__Task instructions__
Carry none of the pictures over; write out the complete data exactly.

__Data extract__
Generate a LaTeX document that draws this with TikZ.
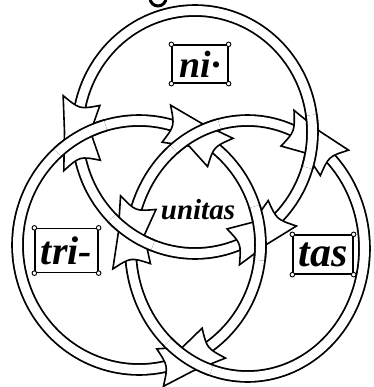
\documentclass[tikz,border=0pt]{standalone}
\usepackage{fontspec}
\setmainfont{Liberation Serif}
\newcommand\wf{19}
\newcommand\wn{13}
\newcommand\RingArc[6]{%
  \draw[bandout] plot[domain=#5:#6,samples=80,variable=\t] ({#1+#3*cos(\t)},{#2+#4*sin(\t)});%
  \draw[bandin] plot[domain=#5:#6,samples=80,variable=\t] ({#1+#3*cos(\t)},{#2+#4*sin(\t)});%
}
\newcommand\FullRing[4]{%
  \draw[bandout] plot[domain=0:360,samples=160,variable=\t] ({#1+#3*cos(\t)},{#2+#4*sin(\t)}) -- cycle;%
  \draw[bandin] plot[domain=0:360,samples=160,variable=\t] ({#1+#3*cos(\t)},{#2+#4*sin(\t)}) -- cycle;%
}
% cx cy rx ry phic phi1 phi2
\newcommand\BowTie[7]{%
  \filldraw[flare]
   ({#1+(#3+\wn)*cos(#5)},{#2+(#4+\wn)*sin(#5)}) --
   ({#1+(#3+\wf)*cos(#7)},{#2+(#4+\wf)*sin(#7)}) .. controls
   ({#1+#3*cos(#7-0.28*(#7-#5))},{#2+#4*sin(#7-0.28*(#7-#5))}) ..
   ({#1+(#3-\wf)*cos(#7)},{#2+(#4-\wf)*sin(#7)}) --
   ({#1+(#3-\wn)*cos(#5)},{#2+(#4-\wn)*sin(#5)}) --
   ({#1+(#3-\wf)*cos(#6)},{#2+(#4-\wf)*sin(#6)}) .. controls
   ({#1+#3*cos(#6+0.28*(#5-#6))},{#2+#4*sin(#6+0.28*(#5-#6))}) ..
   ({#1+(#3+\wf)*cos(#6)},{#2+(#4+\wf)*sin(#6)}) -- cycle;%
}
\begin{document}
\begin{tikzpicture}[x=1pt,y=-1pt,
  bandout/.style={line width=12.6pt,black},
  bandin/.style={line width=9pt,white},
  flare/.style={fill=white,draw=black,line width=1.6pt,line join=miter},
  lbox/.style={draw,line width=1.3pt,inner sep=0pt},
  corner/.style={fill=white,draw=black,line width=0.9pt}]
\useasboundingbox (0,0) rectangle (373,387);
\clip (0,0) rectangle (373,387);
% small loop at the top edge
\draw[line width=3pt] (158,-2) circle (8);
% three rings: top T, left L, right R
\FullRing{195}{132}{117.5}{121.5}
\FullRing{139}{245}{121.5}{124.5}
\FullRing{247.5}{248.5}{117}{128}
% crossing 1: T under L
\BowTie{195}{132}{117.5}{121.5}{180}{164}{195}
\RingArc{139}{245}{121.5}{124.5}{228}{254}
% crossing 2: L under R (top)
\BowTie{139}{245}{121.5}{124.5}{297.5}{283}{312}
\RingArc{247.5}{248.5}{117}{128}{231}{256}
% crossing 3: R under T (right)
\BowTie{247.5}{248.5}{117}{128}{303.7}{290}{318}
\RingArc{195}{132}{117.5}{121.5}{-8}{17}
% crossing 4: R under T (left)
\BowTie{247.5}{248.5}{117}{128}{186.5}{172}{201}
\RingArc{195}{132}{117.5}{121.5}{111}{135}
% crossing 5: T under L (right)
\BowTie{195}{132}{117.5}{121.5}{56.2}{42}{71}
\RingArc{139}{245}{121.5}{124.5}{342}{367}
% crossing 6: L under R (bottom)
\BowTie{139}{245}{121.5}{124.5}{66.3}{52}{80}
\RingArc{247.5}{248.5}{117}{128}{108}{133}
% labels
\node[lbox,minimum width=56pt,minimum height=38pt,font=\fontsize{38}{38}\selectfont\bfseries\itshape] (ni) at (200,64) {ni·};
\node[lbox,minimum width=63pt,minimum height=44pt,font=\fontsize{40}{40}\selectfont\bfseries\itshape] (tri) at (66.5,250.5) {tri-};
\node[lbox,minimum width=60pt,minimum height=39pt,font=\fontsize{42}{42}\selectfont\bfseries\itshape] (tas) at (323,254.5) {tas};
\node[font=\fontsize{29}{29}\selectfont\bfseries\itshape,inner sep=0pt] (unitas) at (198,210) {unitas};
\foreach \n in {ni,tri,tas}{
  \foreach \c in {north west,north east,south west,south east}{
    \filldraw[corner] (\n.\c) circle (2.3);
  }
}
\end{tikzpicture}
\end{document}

__Full output__
Generate a LaTeX document that draws this with TikZ.
\documentclass[tikz,border=0pt]{standalone}
\usepackage{fontspec}
\setmainfont{Liberation Serif}
\newcommand\wf{19}
\newcommand\wn{13}
\newcommand\RingArc[6]{%
  \draw[bandout] plot[domain=#5:#6,samples=80,variable=\t] ({#1+#3*cos(\t)},{#2+#4*sin(\t)});%
  \draw[bandin] plot[domain=#5:#6,samples=80,variable=\t] ({#1+#3*cos(\t)},{#2+#4*sin(\t)});%
}
\newcommand\FullRing[4]{%
  \draw[bandout] plot[domain=0:360,samples=160,variable=\t] ({#1+#3*cos(\t)},{#2+#4*sin(\t)}) -- cycle;%
  \draw[bandin] plot[domain=0:360,samples=160,variable=\t] ({#1+#3*cos(\t)},{#2+#4*sin(\t)}) -- cycle;%
}
% cx cy rx ry phic phi1 phi2
\newcommand\BowTie[7]{%
  \filldraw[flare]
   ({#1+(#3+\wn)*cos(#5)},{#2+(#4+\wn)*sin(#5)}) --
   ({#1+(#3+\wf)*cos(#7)},{#2+(#4+\wf)*sin(#7)}) .. controls
   ({#1+#3*cos(#7-0.28*(#7-#5))},{#2+#4*sin(#7-0.28*(#7-#5))}) ..
   ({#1+(#3-\wf)*cos(#7)},{#2+(#4-\wf)*sin(#7)}) --
   ({#1+(#3-\wn)*cos(#5)},{#2+(#4-\wn)*sin(#5)}) --
   ({#1+(#3-\wf)*cos(#6)},{#2+(#4-\wf)*sin(#6)}) .. controls
   ({#1+#3*cos(#6+0.28*(#5-#6))},{#2+#4*sin(#6+0.28*(#5-#6))}) ..
   ({#1+(#3+\wf)*cos(#6)},{#2+(#4+\wf)*sin(#6)}) -- cycle;%
}
\begin{document}
\begin{tikzpicture}[x=1pt,y=-1pt,
  bandout/.style={line width=12.6pt,black},
  bandin/.style={line width=9pt,white},
  flare/.style={fill=white,draw=black,line width=1.6pt,line join=miter},
  lbox/.style={draw,line width=1.3pt,inner sep=0pt},
  corner/.style={fill=white,draw=black,line width=0.9pt}]
\useasboundingbox (0,0) rectangle (373,387);
\clip (0,0) rectangle (373,387);
% small loop at the top edge
\draw[line width=3pt] (158,-2) circle (8);
% three rings: top T, left L, right R
\FullRing{195}{132}{117.5}{121.5}
\FullRing{139}{245}{121.5}{124.5}
\FullRing{247.5}{248.5}{117}{128}
% crossing 1: T under L
\BowTie{195}{132}{117.5}{121.5}{180}{164}{195}
\RingArc{139}{245}{121.5}{124.5}{228}{254}
% crossing 2: L under R (top)
\BowTie{139}{245}{121.5}{124.5}{297.5}{283}{312}
\RingArc{247.5}{248.5}{117}{128}{231}{256}
% crossing 3: R under T (right)
\BowTie{247.5}{248.5}{117}{128}{303.7}{290}{318}
\RingArc{195}{132}{117.5}{121.5}{-8}{17}
% crossing 4: R under T (left)
\BowTie{247.5}{248.5}{117}{128}{186.5}{172}{201}
\RingArc{195}{132}{117.5}{121.5}{111}{135}
% crossing 5: T under L (right)
\BowTie{195}{132}{117.5}{121.5}{56.2}{42}{71}
\RingArc{139}{245}{121.5}{124.5}{342}{367}
% crossing 6: L under R (bottom)
\BowTie{139}{245}{121.5}{124.5}{66.3}{52}{80}
\RingArc{247.5}{248.5}{117}{128}{108}{133}
% labels
\node[lbox,minimum width=56pt,minimum height=38pt,font=\fontsize{38}{38}\selectfont\bfseries\itshape] (ni) at (200,64) {ni·};
\node[lbox,minimum width=63pt,minimum height=44pt,font=\fontsize{40}{40}\selectfont\bfseries\itshape] (tri) at (66.5,250.5) {tri-};
\node[lbox,minimum width=60pt,minimum height=39pt,font=\fontsize{42}{42}\selectfont\bfseries\itshape] (tas) at (323,254.5) {tas};
\node[font=\fontsize{29}{29}\selectfont\bfseries\itshape,inner sep=0pt] (unitas) at (198,210) {unitas};
\foreach \n in {ni,tri,tas}{
  \foreach \c in {north west,north east,south west,south east}{
    \filldraw[corner] (\n.\c) circle (2.3);
  }
}
\end{tikzpicture}
\end{document}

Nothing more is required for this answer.